DATA EXTRACT =>
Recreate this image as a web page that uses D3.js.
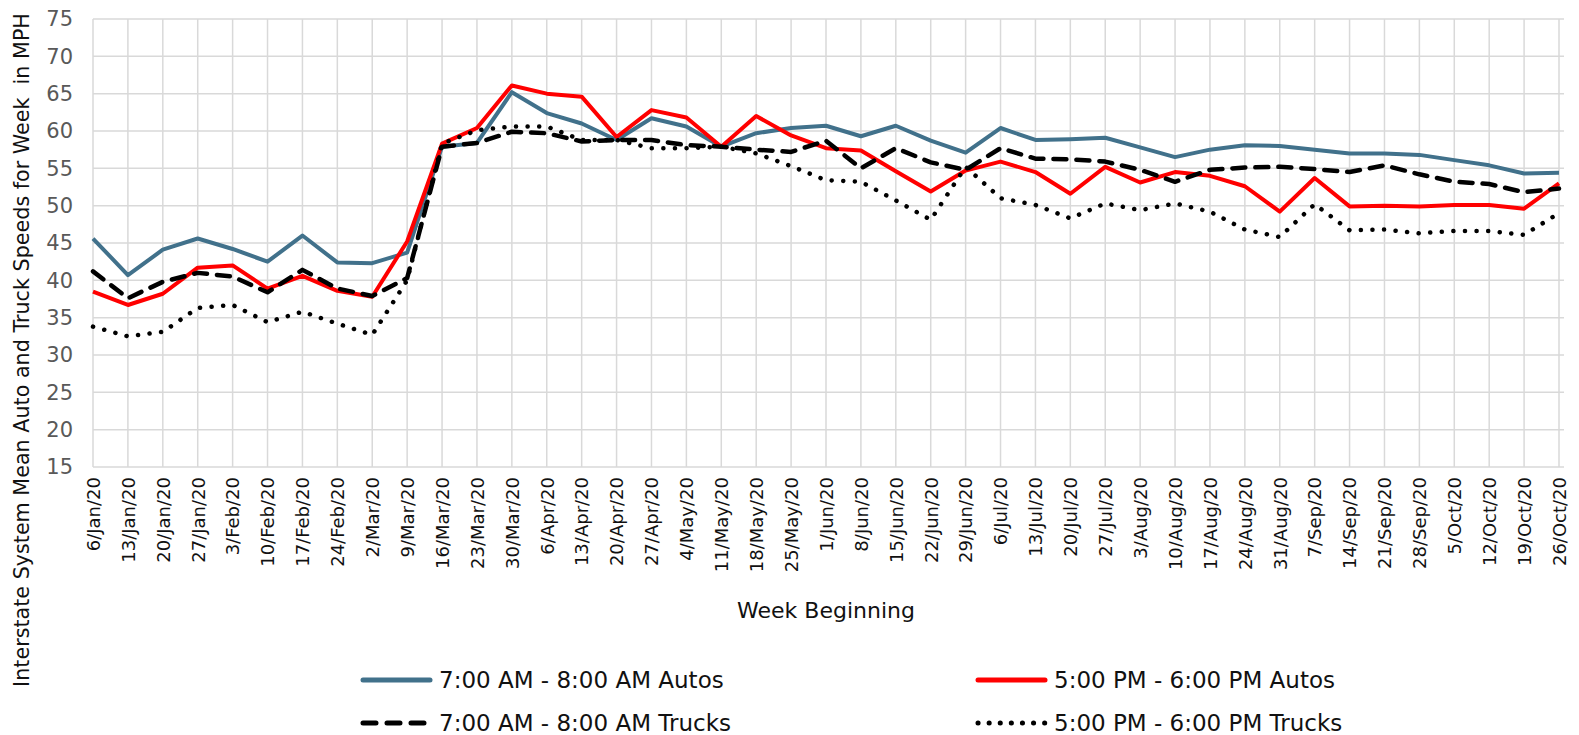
<!DOCTYPE html>
<html>
<head>
<meta charset="utf-8">
<script src="https://cdn.jsdelivr.net/npm/d3@7"></script>
<style>
  body { margin: 0; background: #fff; }
  svg { display: block; font-family: "DejaVu Sans", sans-serif; }
</style>
</head>
<body>
<div id="chart-wrap"></div>
<script>
const weeks = ["6/Jan/20","13/Jan/20","20/Jan/20","27/Jan/20","3/Feb/20","10/Feb/20","17/Feb/20","24/Feb/20",
  "2/Mar/20","9/Mar/20","16/Mar/20","23/Mar/20","30/Mar/20","6/Apr/20","13/Apr/20","20/Apr/20","27/Apr/20",
  "4/May/20","11/May/20","18/May/20","25/May/20","1/Jun/20","8/Jun/20","15/Jun/20","22/Jun/20","29/Jun/20",
  "6/Jul/20","13/Jul/20","20/Jul/20","27/Jul/20","3/Aug/20","10/Aug/20","17/Aug/20","24/Aug/20","31/Aug/20",
  "7/Sep/20","14/Sep/20","21/Sep/20","28/Sep/20","5/Oct/20","12/Oct/20","19/Oct/20","26/Oct/20"];

const amAutos = [45.6,40.7,44.1,45.6,44.2,42.5,46.0,42.4,42.3,43.7,57.9,58.4,65.2,62.4,61.0,58.8,61.7,
  60.6,57.9,59.7,60.4,60.7,59.3,60.7,58.7,57.1,60.4,58.8,58.9,59.1,57.8,56.5,57.5,58.1,58.0,
  57.5,57.0,57.0,56.8,56.1,55.4,54.3,54.4];
const pmAutos = [38.5,36.7,38.2,41.7,42.0,38.9,40.6,38.6,37.8,45.2,58.3,60.4,66.1,65.0,64.6,59.2,62.8,
  61.8,57.9,62.0,59.4,57.7,57.4,54.6,51.9,54.7,55.9,54.5,51.6,55.2,53.1,54.5,54.0,52.6,49.2,
  53.7,49.9,50.0,49.9,50.1,50.1,49.6,53.0];
const amTrucks = [41.2,37.6,39.8,41.0,40.5,38.4,41.4,38.9,37.9,40.3,57.9,58.4,59.9,59.7,58.6,58.8,58.8,
  58.1,57.9,57.5,57.2,58.7,55.0,57.7,55.8,54.8,57.7,56.3,56.2,55.9,54.8,53.2,54.8,55.1,55.2,
  54.9,54.5,55.4,54.2,53.2,52.9,51.8,52.3];
const pmTrucks = [33.8,32.5,33.1,36.3,36.7,34.4,35.8,34.2,32.7,40.0,58.3,60.1,60.6,60.6,58.8,58.8,57.7,
  57.7,57.9,57.0,55.3,53.4,53.2,50.7,48.1,55.2,51.0,50.1,48.3,50.3,49.4,50.3,49.2,46.8,45.8,
  50.2,46.7,46.8,46.3,46.6,46.6,46.1,49.0];

const yTicks = [15,20,25,30,35,40,45,50,55,60,65,70,75];

const series = [
  {name: "7:00 AM - 8:00 AM Autos", values: amAutos, color: "#41718b", dash: null, cap: "butt"},
  {name: "5:00 PM - 6:00 PM Autos", values: pmAutos, color: "#ff0000", dash: null, cap: "butt"},
  {name: "7:00 AM - 8:00 AM Trucks", values: amTrucks, color: "#000000", dash: "13,10", cap: "round"},
  {name: "5:00 PM - 6:00 PM Trucks", values: pmTrucks, color: "#000000", dash: "0.1,11.5", cap: "round"}
];

const width = 1579, height = 735;
const plot = {left: 93, right: 1559, top: 19, bottom: 467};

const svg = d3.select("#chart-wrap").append("svg")
  .attr("width", width).attr("height", height);

const x = d3.scalePoint().domain(weeks).range([plot.left, plot.right]);
const y = d3.scaleLinear().domain([15, 75]).range([plot.bottom, plot.top]);

// grid
svg.append("g").selectAll("line").data(yTicks).join("line")
  .attr("x1", plot.left).attr("x2", plot.right + 5)
  .attr("y1", d => y(d)).attr("y2", d => y(d))
  .attr("stroke", "#d9d9d9").attr("stroke-width", 1.5);
svg.append("g").selectAll("line").data(weeks).join("line")
  .attr("x1", d => x(d)).attr("x2", d => x(d))
  .attr("y1", plot.top).attr("y2", plot.bottom)
  .attr("stroke", "#d9d9d9").attr("stroke-width", 1.5);

// y axis labels
const yAxis = svg.append("g")
  .attr("transform", "translate(" + (plot.left - 20) + ",0)")
  .call(d3.axisLeft(y).tickValues(yTicks).tickSize(0).tickPadding(0));
yAxis.select(".domain").remove();
yAxis.selectAll("text").attr("font-size", 21).attr("fill", "#595959")
  .attr("font-family", "DejaVu Sans");

// x axis labels
const xAxis = svg.append("g")
  .attr("transform", "translate(0," + plot.bottom + ")")
  .call(d3.axisBottom(x).tickSize(0).tickPadding(0));
xAxis.select(".domain").remove();
xAxis.selectAll("text")
  .attr("font-size", 18).attr("fill", "#111").attr("font-family", "DejaVu Sans")
  .attr("transform", "rotate(-90)")
  .attr("text-anchor", "end")
  .attr("x", -10).attr("y", 0).attr("dy", "0.35em");

// lines
const line = d3.line().x((d, i) => x(weeks[i])).y(d => y(d));
svg.append("g").selectAll("path").data(series).join("path")
  .attr("fill", "none")
  .attr("stroke", d => d.color)
  .attr("stroke-width", d => d.dash ? 4.5 : 4)
  .attr("stroke-linecap", d => d.cap)
  .attr("stroke-linejoin", "round")
  .attr("stroke-dasharray", d => d.dash)
  .attr("d", d => line(d.values));

// titles
svg.append("text")
  .attr("x", (plot.left + plot.right) / 2).attr("y", 618)
  .attr("text-anchor", "middle").attr("font-size", 22).attr("fill", "#111")
  .text("Week Beginning");
svg.append("text")
  .attr("transform", "translate(29,350) rotate(-90)")
  .attr("text-anchor", "middle").attr("font-size", 20.7).attr("fill", "#111")
  .text("Interstate System Mean Auto and Truck Speeds for Week  in MPH")
  .style("white-space", "pre");

// legend
const legendPos = [[360, 680], [975, 680], [360, 723], [975, 723]];
const legend = svg.append("g").selectAll("g").data(series).join("g")
  .attr("transform", (d, i) => "translate(" + legendPos[i][0] + "," + legendPos[i][1] + ")");
legend.append("line")
  .attr("x1", 3).attr("x2", 70).attr("y1", 0).attr("y2", 0)
  .attr("stroke", d => d.color).attr("stroke-width", 5)
  .attr("stroke-linecap", "round")
  .attr("stroke-dasharray", (d, i) => i === 2 ? "13,11" : i === 3 ? "0.1,11" : null);
legend.append("text")
  .attr("x", 79).attr("y", 0).attr("dy", "0.36em")
  .attr("font-size", 23).attr("fill", "#111")
  .text(d => d.name);
</script>
</body>
</html>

WORK TO COMPLETE =>
Skipping the pictures, transcribe each line above exactly as it appears.

RESPONSE TO THIS TASK =>
Recreate this image as a web page that uses D3.js.
<!DOCTYPE html>
<html>
<head>
<meta charset="utf-8">
<script src="https://cdn.jsdelivr.net/npm/d3@7"></script>
<style>
  body { margin: 0; background: #fff; }
  svg { display: block; font-family: "DejaVu Sans", sans-serif; }
</style>
</head>
<body>
<div id="chart-wrap"></div>
<script>
const weeks = ["6/Jan/20","13/Jan/20","20/Jan/20","27/Jan/20","3/Feb/20","10/Feb/20","17/Feb/20","24/Feb/20",
  "2/Mar/20","9/Mar/20","16/Mar/20","23/Mar/20","30/Mar/20","6/Apr/20","13/Apr/20","20/Apr/20","27/Apr/20",
  "4/May/20","11/May/20","18/May/20","25/May/20","1/Jun/20","8/Jun/20","15/Jun/20","22/Jun/20","29/Jun/20",
  "6/Jul/20","13/Jul/20","20/Jul/20","27/Jul/20","3/Aug/20","10/Aug/20","17/Aug/20","24/Aug/20","31/Aug/20",
  "7/Sep/20","14/Sep/20","21/Sep/20","28/Sep/20","5/Oct/20","12/Oct/20","19/Oct/20","26/Oct/20"];

const amAutos = [45.6,40.7,44.1,45.6,44.2,42.5,46.0,42.4,42.3,43.7,57.9,58.4,65.2,62.4,61.0,58.8,61.7,
  60.6,57.9,59.7,60.4,60.7,59.3,60.7,58.7,57.1,60.4,58.8,58.9,59.1,57.8,56.5,57.5,58.1,58.0,
  57.5,57.0,57.0,56.8,56.1,55.4,54.3,54.4];
const pmAutos = [38.5,36.7,38.2,41.7,42.0,38.9,40.6,38.6,37.8,45.2,58.3,60.4,66.1,65.0,64.6,59.2,62.8,
  61.8,57.9,62.0,59.4,57.7,57.4,54.6,51.9,54.7,55.9,54.5,51.6,55.2,53.1,54.5,54.0,52.6,49.2,
  53.7,49.9,50.0,49.9,50.1,50.1,49.6,53.0];
const amTrucks = [41.2,37.6,39.8,41.0,40.5,38.4,41.4,38.9,37.9,40.3,57.9,58.4,59.9,59.7,58.6,58.8,58.8,
  58.1,57.9,57.5,57.2,58.7,55.0,57.7,55.8,54.8,57.7,56.3,56.2,55.9,54.8,53.2,54.8,55.1,55.2,
  54.9,54.5,55.4,54.2,53.2,52.9,51.8,52.3];
const pmTrucks = [33.8,32.5,33.1,36.3,36.7,34.4,35.8,34.2,32.7,40.0,58.3,60.1,60.6,60.6,58.8,58.8,57.7,
  57.7,57.9,57.0,55.3,53.4,53.2,50.7,48.1,55.2,51.0,50.1,48.3,50.3,49.4,50.3,49.2,46.8,45.8,
  50.2,46.7,46.8,46.3,46.6,46.6,46.1,49.0];

const yTicks = [15,20,25,30,35,40,45,50,55,60,65,70,75];

const series = [
  {name: "7:00 AM - 8:00 AM Autos", values: amAutos, color: "#41718b", dash: null, cap: "butt"},
  {name: "5:00 PM - 6:00 PM Autos", values: pmAutos, color: "#ff0000", dash: null, cap: "butt"},
  {name: "7:00 AM - 8:00 AM Trucks", values: amTrucks, color: "#000000", dash: "13,10", cap: "round"},
  {name: "5:00 PM - 6:00 PM Trucks", values: pmTrucks, color: "#000000", dash: "0.1,11.5", cap: "round"}
];

const width = 1579, height = 735;
const plot = {left: 93, right: 1559, top: 19, bottom: 467};

const svg = d3.select("#chart-wrap").append("svg")
  .attr("width", width).attr("height", height);

const x = d3.scalePoint().domain(weeks).range([plot.left, plot.right]);
const y = d3.scaleLinear().domain([15, 75]).range([plot.bottom, plot.top]);

// grid
svg.append("g").selectAll("line").data(yTicks).join("line")
  .attr("x1", plot.left).attr("x2", plot.right + 5)
  .attr("y1", d => y(d)).attr("y2", d => y(d))
  .attr("stroke", "#d9d9d9").attr("stroke-width", 1.5);
svg.append("g").selectAll("line").data(weeks).join("line")
  .attr("x1", d => x(d)).attr("x2", d => x(d))
  .attr("y1", plot.top).attr("y2", plot.bottom)
  .attr("stroke", "#d9d9d9").attr("stroke-width", 1.5);

// y axis labels
const yAxis = svg.append("g")
  .attr("transform", "translate(" + (plot.left - 20) + ",0)")
  .call(d3.axisLeft(y).tickValues(yTicks).tickSize(0).tickPadding(0));
yAxis.select(".domain").remove();
yAxis.selectAll("text").attr("font-size", 21).attr("fill", "#595959")
  .attr("font-family", "DejaVu Sans");

// x axis labels
const xAxis = svg.append("g")
  .attr("transform", "translate(0," + plot.bottom + ")")
  .call(d3.axisBottom(x).tickSize(0).tickPadding(0));
xAxis.select(".domain").remove();
xAxis.selectAll("text")
  .attr("font-size", 18).attr("fill", "#111").attr("font-family", "DejaVu Sans")
  .attr("transform", "rotate(-90)")
  .attr("text-anchor", "end")
  .attr("x", -10).attr("y", 0).attr("dy", "0.35em");

// lines
const line = d3.line().x((d, i) => x(weeks[i])).y(d => y(d));
svg.append("g").selectAll("path").data(series).join("path")
  .attr("fill", "none")
  .attr("stroke", d => d.color)
  .attr("stroke-width", d => d.dash ? 4.5 : 4)
  .attr("stroke-linecap", d => d.cap)
  .attr("stroke-linejoin", "round")
  .attr("stroke-dasharray", d => d.dash)
  .attr("d", d => line(d.values));

// titles
svg.append("text")
  .attr("x", (plot.left + plot.right) / 2).attr("y", 618)
  .attr("text-anchor", "middle").attr("font-size", 22).attr("fill", "#111")
  .text("Week Beginning");
svg.append("text")
  .attr("transform", "translate(29,350) rotate(-90)")
  .attr("text-anchor", "middle").attr("font-size", 20.7).attr("fill", "#111")
  .text("Interstate System Mean Auto and Truck Speeds for Week  in MPH")
  .style("white-space", "pre");

// legend
const legendPos = [[360, 680], [975, 680], [360, 723], [975, 723]];
const legend = svg.append("g").selectAll("g").data(series).join("g")
  .attr("transform", (d, i) => "translate(" + legendPos[i][0] + "," + legendPos[i][1] + ")");
legend.append("line")
  .attr("x1", 3).attr("x2", 70).attr("y1", 0).attr("y2", 0)
  .attr("stroke", d => d.color).attr("stroke-width", 5)
  .attr("stroke-linecap", "round")
  .attr("stroke-dasharray", (d, i) => i === 2 ? "13,11" : i === 3 ? "0.1,11" : null);
legend.append("text")
  .attr("x", 79).attr("y", 0).attr("dy", "0.36em")
  .attr("font-size", 23).attr("fill", "#111")
  .text(d => d.name);
</script>
</body>
</html>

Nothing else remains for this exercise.